Extract the lines of the material below, beginning with the first and ending with the line that holds "const mean2021 = ['8,2', '7,7', '7,2'];". Skip every picture.

DATA:

• • •

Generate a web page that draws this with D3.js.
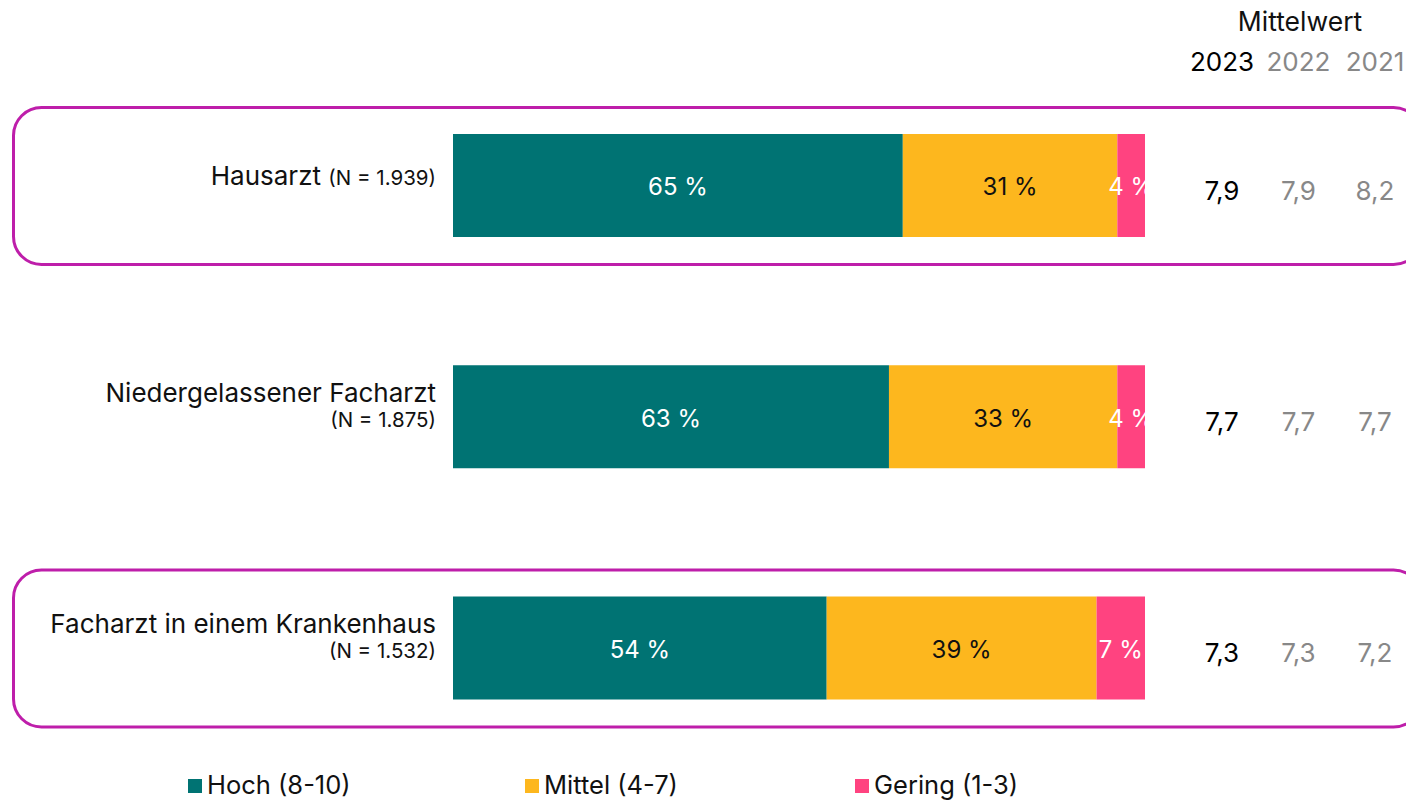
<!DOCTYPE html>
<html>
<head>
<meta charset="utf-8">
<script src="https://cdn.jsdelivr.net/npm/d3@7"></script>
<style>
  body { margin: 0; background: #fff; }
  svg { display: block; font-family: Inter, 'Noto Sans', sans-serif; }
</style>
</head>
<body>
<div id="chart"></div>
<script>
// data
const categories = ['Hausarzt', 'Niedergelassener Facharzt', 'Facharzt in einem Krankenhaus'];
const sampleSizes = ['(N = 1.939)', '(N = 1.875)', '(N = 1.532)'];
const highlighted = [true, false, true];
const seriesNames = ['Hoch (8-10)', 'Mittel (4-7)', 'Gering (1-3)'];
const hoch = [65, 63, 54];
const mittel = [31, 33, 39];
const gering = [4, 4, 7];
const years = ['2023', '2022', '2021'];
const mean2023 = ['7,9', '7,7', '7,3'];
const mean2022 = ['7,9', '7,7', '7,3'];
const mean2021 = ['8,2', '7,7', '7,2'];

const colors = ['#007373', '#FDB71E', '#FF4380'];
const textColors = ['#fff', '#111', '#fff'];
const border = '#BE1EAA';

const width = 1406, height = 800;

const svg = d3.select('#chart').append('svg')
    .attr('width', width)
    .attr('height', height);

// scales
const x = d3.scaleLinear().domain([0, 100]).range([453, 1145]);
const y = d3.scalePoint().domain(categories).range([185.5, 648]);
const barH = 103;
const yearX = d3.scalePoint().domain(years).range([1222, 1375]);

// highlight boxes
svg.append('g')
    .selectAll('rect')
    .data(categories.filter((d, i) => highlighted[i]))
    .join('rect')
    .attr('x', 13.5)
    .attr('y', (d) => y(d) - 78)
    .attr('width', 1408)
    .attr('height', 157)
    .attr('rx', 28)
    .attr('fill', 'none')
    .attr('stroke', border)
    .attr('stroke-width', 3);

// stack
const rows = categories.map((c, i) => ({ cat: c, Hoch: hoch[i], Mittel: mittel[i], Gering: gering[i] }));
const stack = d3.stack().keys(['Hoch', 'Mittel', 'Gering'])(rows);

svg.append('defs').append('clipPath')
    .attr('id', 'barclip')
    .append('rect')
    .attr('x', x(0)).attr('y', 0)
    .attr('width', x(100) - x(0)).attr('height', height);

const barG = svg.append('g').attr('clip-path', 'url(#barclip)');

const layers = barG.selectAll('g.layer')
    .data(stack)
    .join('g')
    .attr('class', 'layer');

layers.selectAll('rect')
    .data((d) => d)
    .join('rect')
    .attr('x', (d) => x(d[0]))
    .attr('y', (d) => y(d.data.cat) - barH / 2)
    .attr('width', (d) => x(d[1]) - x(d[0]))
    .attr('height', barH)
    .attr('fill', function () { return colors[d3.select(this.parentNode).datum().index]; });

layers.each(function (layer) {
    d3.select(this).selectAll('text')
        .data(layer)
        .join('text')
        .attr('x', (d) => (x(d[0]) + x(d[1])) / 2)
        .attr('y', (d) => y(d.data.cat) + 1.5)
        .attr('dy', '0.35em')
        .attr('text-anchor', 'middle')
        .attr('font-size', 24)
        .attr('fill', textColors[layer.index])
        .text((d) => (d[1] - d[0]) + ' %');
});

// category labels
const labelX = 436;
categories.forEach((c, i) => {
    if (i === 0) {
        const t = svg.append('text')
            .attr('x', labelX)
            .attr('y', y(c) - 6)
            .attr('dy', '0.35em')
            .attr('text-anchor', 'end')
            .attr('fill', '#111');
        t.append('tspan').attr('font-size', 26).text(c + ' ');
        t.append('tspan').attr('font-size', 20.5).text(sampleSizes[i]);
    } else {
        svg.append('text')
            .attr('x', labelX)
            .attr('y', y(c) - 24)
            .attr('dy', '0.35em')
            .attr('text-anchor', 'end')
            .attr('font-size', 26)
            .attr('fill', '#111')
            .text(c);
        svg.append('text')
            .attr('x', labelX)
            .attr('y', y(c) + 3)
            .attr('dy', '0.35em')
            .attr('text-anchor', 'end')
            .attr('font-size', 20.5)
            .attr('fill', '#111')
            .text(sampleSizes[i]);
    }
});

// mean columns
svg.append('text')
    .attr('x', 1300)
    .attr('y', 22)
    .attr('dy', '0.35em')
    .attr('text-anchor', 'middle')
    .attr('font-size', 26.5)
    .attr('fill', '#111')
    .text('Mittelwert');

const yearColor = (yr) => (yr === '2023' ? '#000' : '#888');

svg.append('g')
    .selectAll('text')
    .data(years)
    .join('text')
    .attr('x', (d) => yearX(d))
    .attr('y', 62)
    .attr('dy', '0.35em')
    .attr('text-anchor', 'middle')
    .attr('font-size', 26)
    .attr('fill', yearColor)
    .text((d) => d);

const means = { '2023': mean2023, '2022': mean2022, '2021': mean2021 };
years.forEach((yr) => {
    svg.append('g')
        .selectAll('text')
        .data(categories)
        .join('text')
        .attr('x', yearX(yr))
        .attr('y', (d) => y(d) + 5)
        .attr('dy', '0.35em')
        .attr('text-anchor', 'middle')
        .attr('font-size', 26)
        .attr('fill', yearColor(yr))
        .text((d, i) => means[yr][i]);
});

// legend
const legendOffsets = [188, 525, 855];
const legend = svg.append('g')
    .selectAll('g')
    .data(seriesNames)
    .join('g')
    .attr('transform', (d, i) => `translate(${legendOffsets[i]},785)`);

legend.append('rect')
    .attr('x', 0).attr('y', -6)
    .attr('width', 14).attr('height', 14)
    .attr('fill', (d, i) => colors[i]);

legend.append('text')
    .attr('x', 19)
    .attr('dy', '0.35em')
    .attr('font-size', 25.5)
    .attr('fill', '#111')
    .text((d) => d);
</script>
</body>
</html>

• • •

THE COMPLETED TASK:
Generate a web page that draws this with D3.js.
<!DOCTYPE html>
<html>
<head>
<meta charset="utf-8">
<script src="https://cdn.jsdelivr.net/npm/d3@7"></script>
<style>
  body { margin: 0; background: #fff; }
  svg { display: block; font-family: Inter, 'Noto Sans', sans-serif; }
</style>
</head>
<body>
<div id="chart"></div>
<script>
// data
const categories = ['Hausarzt', 'Niedergelassener Facharzt', 'Facharzt in einem Krankenhaus'];
const sampleSizes = ['(N = 1.939)', '(N = 1.875)', '(N = 1.532)'];
const highlighted = [true, false, true];
const seriesNames = ['Hoch (8-10)', 'Mittel (4-7)', 'Gering (1-3)'];
const hoch = [65, 63, 54];
const mittel = [31, 33, 39];
const gering = [4, 4, 7];
const years = ['2023', '2022', '2021'];
const mean2023 = ['7,9', '7,7', '7,3'];
const mean2022 = ['7,9', '7,7', '7,3'];
const mean2021 = ['8,2', '7,7', '7,2'];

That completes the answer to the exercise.